----- SUPPLIED INFORMATION -----

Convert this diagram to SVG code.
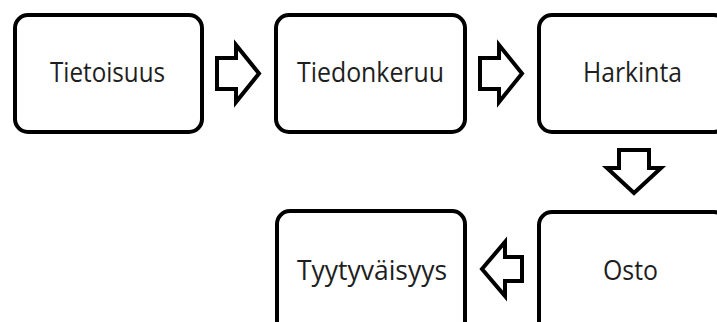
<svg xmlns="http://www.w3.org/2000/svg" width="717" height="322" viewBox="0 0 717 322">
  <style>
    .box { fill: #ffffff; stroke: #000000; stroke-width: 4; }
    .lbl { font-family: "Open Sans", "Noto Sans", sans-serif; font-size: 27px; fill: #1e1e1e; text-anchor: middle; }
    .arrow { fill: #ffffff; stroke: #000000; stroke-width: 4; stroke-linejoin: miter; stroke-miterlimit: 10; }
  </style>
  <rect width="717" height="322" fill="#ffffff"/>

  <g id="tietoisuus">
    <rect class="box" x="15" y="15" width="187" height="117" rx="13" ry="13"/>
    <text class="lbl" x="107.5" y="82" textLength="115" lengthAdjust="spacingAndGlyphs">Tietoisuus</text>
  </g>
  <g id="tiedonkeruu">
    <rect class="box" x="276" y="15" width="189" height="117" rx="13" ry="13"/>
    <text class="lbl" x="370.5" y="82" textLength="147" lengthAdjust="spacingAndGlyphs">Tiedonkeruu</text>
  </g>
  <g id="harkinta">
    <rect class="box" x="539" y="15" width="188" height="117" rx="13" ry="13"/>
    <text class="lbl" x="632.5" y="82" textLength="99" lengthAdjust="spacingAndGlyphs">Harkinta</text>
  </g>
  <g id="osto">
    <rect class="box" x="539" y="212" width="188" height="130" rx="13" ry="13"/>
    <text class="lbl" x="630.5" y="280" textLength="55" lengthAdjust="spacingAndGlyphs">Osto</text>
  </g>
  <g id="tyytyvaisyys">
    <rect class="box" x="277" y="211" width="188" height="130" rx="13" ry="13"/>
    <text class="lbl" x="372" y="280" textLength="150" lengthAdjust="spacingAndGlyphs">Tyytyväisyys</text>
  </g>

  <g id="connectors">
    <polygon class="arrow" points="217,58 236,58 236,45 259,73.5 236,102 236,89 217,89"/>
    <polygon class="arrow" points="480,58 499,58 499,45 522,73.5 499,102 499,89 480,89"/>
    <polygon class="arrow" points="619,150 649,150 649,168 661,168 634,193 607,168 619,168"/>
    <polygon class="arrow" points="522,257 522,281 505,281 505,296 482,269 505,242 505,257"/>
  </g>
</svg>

-----

Give all the lines above again, character for character, without pictures.

## EXERCISE ANSWER
Convert this diagram to SVG code.
<svg xmlns="http://www.w3.org/2000/svg" width="717" height="322" viewBox="0 0 717 322">
  <style>
    .box { fill: #ffffff; stroke: #000000; stroke-width: 4; }
    .lbl { font-family: "Open Sans", "Noto Sans", sans-serif; font-size: 27px; fill: #1e1e1e; text-anchor: middle; }
    .arrow { fill: #ffffff; stroke: #000000; stroke-width: 4; stroke-linejoin: miter; stroke-miterlimit: 10; }
  </style>
  <rect width="717" height="322" fill="#ffffff"/>

  <g id="tietoisuus">
    <rect class="box" x="15" y="15" width="187" height="117" rx="13" ry="13"/>
    <text class="lbl" x="107.5" y="82" textLength="115" lengthAdjust="spacingAndGlyphs">Tietoisuus</text>
  </g>
  <g id="tiedonkeruu">
    <rect class="box" x="276" y="15" width="189" height="117" rx="13" ry="13"/>
    <text class="lbl" x="370.5" y="82" textLength="147" lengthAdjust="spacingAndGlyphs">Tiedonkeruu</text>
  </g>
  <g id="harkinta">
    <rect class="box" x="539" y="15" width="188" height="117" rx="13" ry="13"/>
    <text class="lbl" x="632.5" y="82" textLength="99" lengthAdjust="spacingAndGlyphs">Harkinta</text>
  </g>
  <g id="osto">
    <rect class="box" x="539" y="212" width="188" height="130" rx="13" ry="13"/>
    <text class="lbl" x="630.5" y="280" textLength="55" lengthAdjust="spacingAndGlyphs">Osto</text>
  </g>
  <g id="tyytyvaisyys">
    <rect class="box" x="277" y="211" width="188" height="130" rx="13" ry="13"/>
    <text class="lbl" x="372" y="280" textLength="150" lengthAdjust="spacingAndGlyphs">Tyytyväisyys</text>
  </g>

  <g id="connectors">
    <polygon class="arrow" points="217,58 236,58 236,45 259,73.5 236,102 236,89 217,89"/>
    <polygon class="arrow" points="480,58 499,58 499,45 522,73.5 499,102 499,89 480,89"/>
    <polygon class="arrow" points="619,150 649,150 649,168 661,168 634,193 607,168 619,168"/>
    <polygon class="arrow" points="522,257 522,281 505,281 505,296 482,269 505,242 505,257"/>
  </g>
</svg>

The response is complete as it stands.